Pour répondre aux besoins des administrations ou du public, il faut de la main-d’œuvre et ce sont les mains bronzées et gercées des Espagnols et des Arabes, des Italiens et des Maltais, leur sueur, leur réveil aux aurores qui l’apportent. Sans eux,l’expansion urbaine de cette ville commerciale et portuaire de près de 200 000 habitants aurait été irréalisable.

Maria Dueñas raconte la trajectoire vitale de son personnage pendant trois décennies. Elle apprend à lire, à écrire, à parler l’Oranais langue ou se mélangent le français, le valencien, l’espagnol et l’arabe.

Avec chaque fois, la volonté de se dépasser, elle sera tour à tour manœuvre agricole dans une plantation de tabac, lavandière, domestique, ouvrière dans la fabrique de tabac Bastos et enfin créatrice de son propre commerce de savon qui lui donne une autorité réelle et une place dans la société oranaise.

Tout au long de ce périple défilent ses amis, ses amours, la solitude, le deuil, les douleurs de l’émigration et de l’exil, les humiliations et le racisme mêlés aux rencontres heureuses.

Elle dit vouloir à travers ce roman sauver la mémoire des Pieds-Noirs espagnols d’Algérie. Elle ne les idéalise pas. Elle évoque leurs faiblesses, leurs tensions, la condition des femmes. Elle estime que c’était une communauté de migrants courageux et travailleurs qui apportèrent beaucoup à la société dans laquelle ils vivaient et qu’ils furent injustement oubliés par la France et par l’Algérie.

Mais, au-delà de l’histoire des Pieds Noirs espagnols d’Algérie, c’est toute l’histoire tragique de l’Espagne, de 1920 à son entrée dans l’Europe en 1986 que l’écrivaine réveille.

D’abord, le désastre d’Anoual ou l’armée espagnole en guerre contre les Berbères du Rif subit une défaite qui laisse 15 000 morts sur le terrain. Ensuite la guerre civile espagnole, de 1936 à 1939, dont on ne peut donner le nombre exact de morts

mais que l’on estime à 500 000. Puis, en 1940, l’arrivée au pouvoir de Philippe Pétain qui enferme les Républicains espagnols dans des camps de concentration ou les livre aux nazis. En 1954 enfin, la Guerre d’Algérie qui conduit les Pieds-Noirs Espagnols à quitter un pays qu’ ils pensaient devenu le leur, pour un second exil.

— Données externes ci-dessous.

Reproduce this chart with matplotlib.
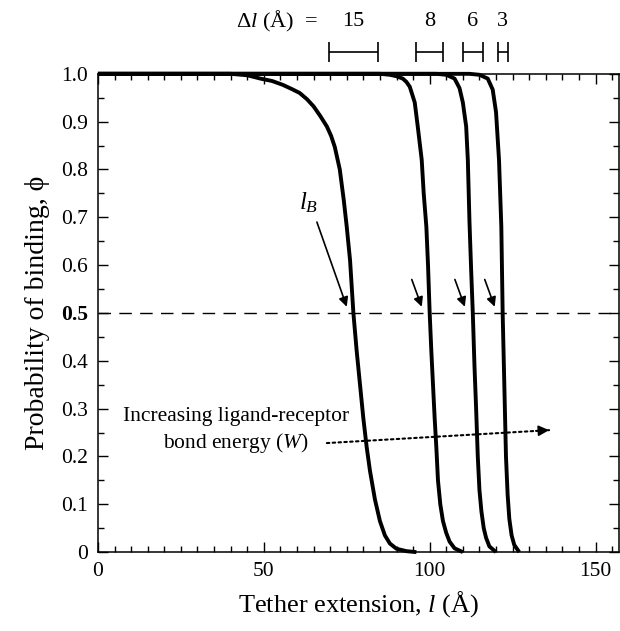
import numpy as np
import matplotlib
matplotlib.use("Agg")
import matplotlib.pyplot as plt
from matplotlib.ticker import MultipleLocator, FixedLocator

plt.rcParams['font.family'] = ['Liberation Serif', 'DejaVu Serif']
plt.rcParams['mathtext.fontset'] = 'custom'
plt.rcParams['mathtext.rm'] = 'Liberation Serif'
plt.rcParams['mathtext.it'] = 'Liberation Serif:italic'

# binding probability curves, one per bond energy
x1 = [0, 40, 45, 49, 52.5, 55.7, 58.5, 60.8, 63, 65, 67, 69, 70.3, 71.4, 72.9, 74.1, 75, 76, 77, 78, 79, 80, 81, 82, 83.5, 85, 86.5, 88, 90, 93, 96]
y1 = [1, 1, 0.997, 0.99, 0.985, 0.977, 0.968, 0.96, 0.947, 0.932, 0.912, 0.89, 0.87, 0.847, 0.80, 0.736, 0.68, 0.61, 0.5, 0.42, 0.35, 0.28, 0.22, 0.17, 0.11, 0.065, 0.035, 0.018, 0.007, 0.002, 0]

x2 = [0, 85, 88, 90, 91.9, 93, 94, 95.5, 96.4, 97.6, 98.2, 99, 99.5, 100, 100.5, 101, 101.5, 102, 102.5, 103.2, 104, 105, 106, 107.5, 110]
y2 = [1, 1, 0.998, 0.995, 0.99, 0.983, 0.973, 0.94, 0.89, 0.82, 0.75, 0.68, 0.6, 0.5, 0.42, 0.35, 0.28, 0.22, 0.15, 0.1, 0.065, 0.04, 0.022, 0.008, 0]

x3 = [0, 102, 105, 107.5, 109, 110, 111, 111.5, 112, 112.5, 113, 113.5, 114, 114.5, 115, 115.6, 116.3, 117, 118, 120]
y3 = [1, 1, 0.998, 0.99, 0.97, 0.94, 0.89, 0.82, 0.69, 0.59, 0.5, 0.39, 0.3, 0.2, 0.13, 0.085, 0.05, 0.03, 0.012, 0]

x4 = [0, 112, 115, 117.5, 119, 120, 120.9, 121.6, 122, 122.5, 123, 123.5, 124, 124.7, 125.5, 127]
y4 = [1, 1, 0.998, 0.99, 0.967, 0.92, 0.82, 0.68, 0.5, 0.35, 0.2, 0.12, 0.07, 0.035, 0.015, 0]

# l_B (midpoint) and transition width for each curve
l_B = [77, 100, 113, 122]
delta_l = [15, 8, 6, 3]

yticks = [0, 0.1, 0.2, 0.3, 0.4, 0.5, 0.6, 0.7, 0.8, 0.9, 1.0]
ytick_labels = ['0', '0.1', '0.2', '0.3', '0.4', '0.5', '0.6', '0.7', '0.8', '0.9', '1.0']
xticks = [0, 50, 100, 150]

fig = plt.figure(figsize=(6.2, 6.31), dpi=100)
ax = fig.add_axes([0.158, 0.125, 0.84, 0.758])

for xs, ys in [(x1, y1), (x2, y2), (x3, y3), (x4, y4)]:
    ax.plot(xs, ys, color='black', lw=2.8, solid_capstyle='butt', solid_joinstyle='round',
            clip_on=False, zorder=3)

ax.axhline(0.5, color='black', lw=1.0, dashes=(9, 6))

ax.set_xlim(0, 157)
ax.set_ylim(0, 1.0)
ax.xaxis.set_major_locator(FixedLocator(xticks))
ax.xaxis.set_minor_locator(MultipleLocator(5))
ax.yaxis.set_major_locator(FixedLocator(yticks))
ax.yaxis.set_minor_locator(MultipleLocator(0.05))
ax.set_yticklabels(ytick_labels)
ax.tick_params(which='both', direction='in', top=True, right=True, width=1.0)
ax.tick_params(which='major', length=7, labelsize=15.5, pad=7)
ax.tick_params(which='minor', length=4)
for lab in ax.get_yticklabels():
    if lab.get_text() == '0.5':
        lab.set_fontweight('bold')
for sp in ax.spines.values():
    sp.set_linewidth(1.1)

ax.set_xlabel('Tether extension, $l$ (Å)', fontsize=19, labelpad=6)
ax.set_ylabel('Probability of binding, ϕ', fontsize=20, labelpad=8)

# arrows marking l_B on each curve
arrow_kw = dict(arrowstyle='-|>', color='black', lw=1.2, mutation_scale=14, shrinkA=0, shrinkB=0)
ax.annotate('', xy=(75, 0.513), xytext=(66, 0.69), arrowprops=arrow_kw)
ax.text(63.5, 0.73, '$l_B$', fontsize=18, ha='center', va='center')
for xb in l_B[1:]:
    ax.annotate('', xy=(xb - 2.4, 0.513), xytext=(xb - 5.4, 0.57), arrowprops=arrow_kw)

# bond energy trend
ax.text(41.6, 0.283, 'Increasing ligand-receptor', fontsize=15.5, ha='center', va='center')
ax.text(41.6, 0.228, 'bond energy ($W$)', fontsize=15.5, ha='center', va='center')
ax.annotate('', xy=(136, 0.255), xytext=(69, 0.228),
            arrowprops=dict(arrowstyle='-', color='black', lw=1.5, linestyle=(0, (1.2, 1.6)), shrinkA=0, shrinkB=0))
ax.annotate('', xy=(136, 0.255), xytext=(132, 0.2535),
            arrowprops=dict(arrowstyle='-|>', color='black', lw=1.2, mutation_scale=16, shrinkA=0, shrinkB=0))

# widths of the transitions, shown above the plot
ax.errorbar(l_B, [1.046] * 4, xerr=np.array(delta_l) / 2, fmt='none', ecolor='black',
            elinewidth=1.2, capsize=7, capthick=1.2, clip_on=False)
for xb, dl in zip(l_B, delta_l):
    ax.text(xb, 1.109, str(dl), fontsize=16, ha='center', va='center', clip_on=False)
ax.text(66.3, 1.109, r'Δ$l$ (Å)  =', fontsize=16, ha='right', va='center')

fig.savefig('out.png', dpi=100)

Maria Dueñas termine son roman parfaitement documenté qui devrait attirer de nombreux lecteurs francophones lorsqu’il sera traduit, par ces lignes émotives pour tous ceux qui ont vécu la perte de leur terre natale et ressenti les douleurs de l’exil :

Garde tout dans ta mémoire, Cécilia, nous ne devons rien oublier murmura Rafael quand la côte d’Oran se transforma en une ligne floue. Au cas où nous reviendrions un jour. Mais il n’en fut rien.